After I’d been blathering on at some event about how connecting things up is really but disconnecting them is really hard, someone sent me a link to a story illustrating an amusing case of the unexpected consequences of connectivity. A woman found out her husband was cheating on her with nanny because he had photos and texts on his iPhone, which was linked by iCloud to her iPad.
Gwen Stefani apparently discovered Gavin Rossdale was cheating on her after discovering some explicit texts and photos on the family’s iPad.
I didn’t know who Gwen Stefani was, so I went off to goggle her on my skyper (as England’s greatest living poet, John Cooper Clarke, would put it) hoping that she might be a junior minister at the Home Office or an executive a technology company, but it turns out she’s a pop singer. Oh well. There’s no reason to expect pop stars to understand Apple’s settings any more than I do, so I put the story to one side. Until this morning, that is.

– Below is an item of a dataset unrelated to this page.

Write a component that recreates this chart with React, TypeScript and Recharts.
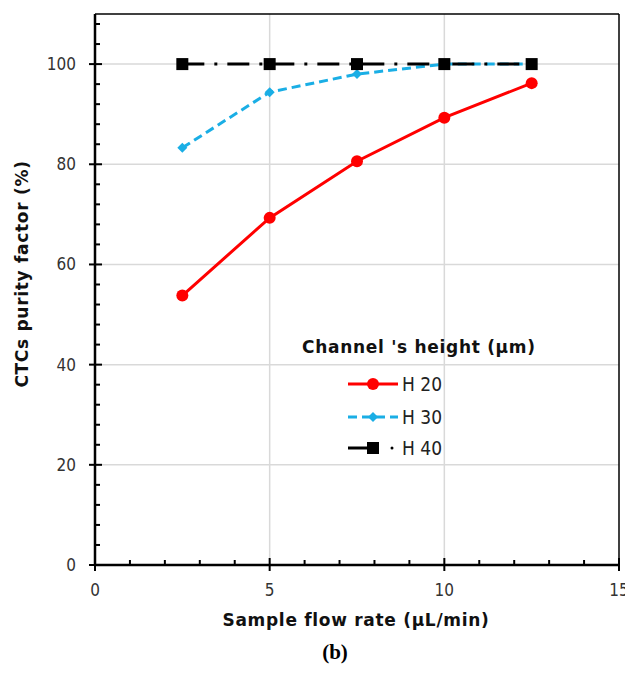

This morning I went through my browser history to try and find a page about a workshop that I was supposed to be going to. I couldn’t remember the name of the workshop, but I knew I’d been to the web site in the last day or two so I opened up my browser history. And found hundreds of web sites dealing with carpet remnants.
My wife and I are a very traditional couple. We share everything. It’s in our marriage vows. The bank account, the speeding tickets, the browser history. And we don’t have a nanny. So I don’t care about my wife seeing my browser history and she doesn’t care about me seeing hers. The reason I mention this episode though is to make a point: connecting things up is getting progressively easier, but working out who should be able to access what and when and under what circumstances is becoming increasingly complicated.
In fact, I’m tempted to say that it’s becoming so complicated that it will soon be beyond human comprehension. When I take a photo with my iPhone, I already have literally no idea where it will end up, and why some photos show up on my laptop and others don’t is completely baffling. (Although I have noticed that when I actually want to find a photo that I can remember taking a few months ago, I can never find it.)
Today it’s your photos, tomorrow it’s your financial transactions, soon it will be your identity that is unpredictably smeared through the interweb tubes with predictably chaotic results. Time for some thinking about identity partitioning and permissioning: more soon.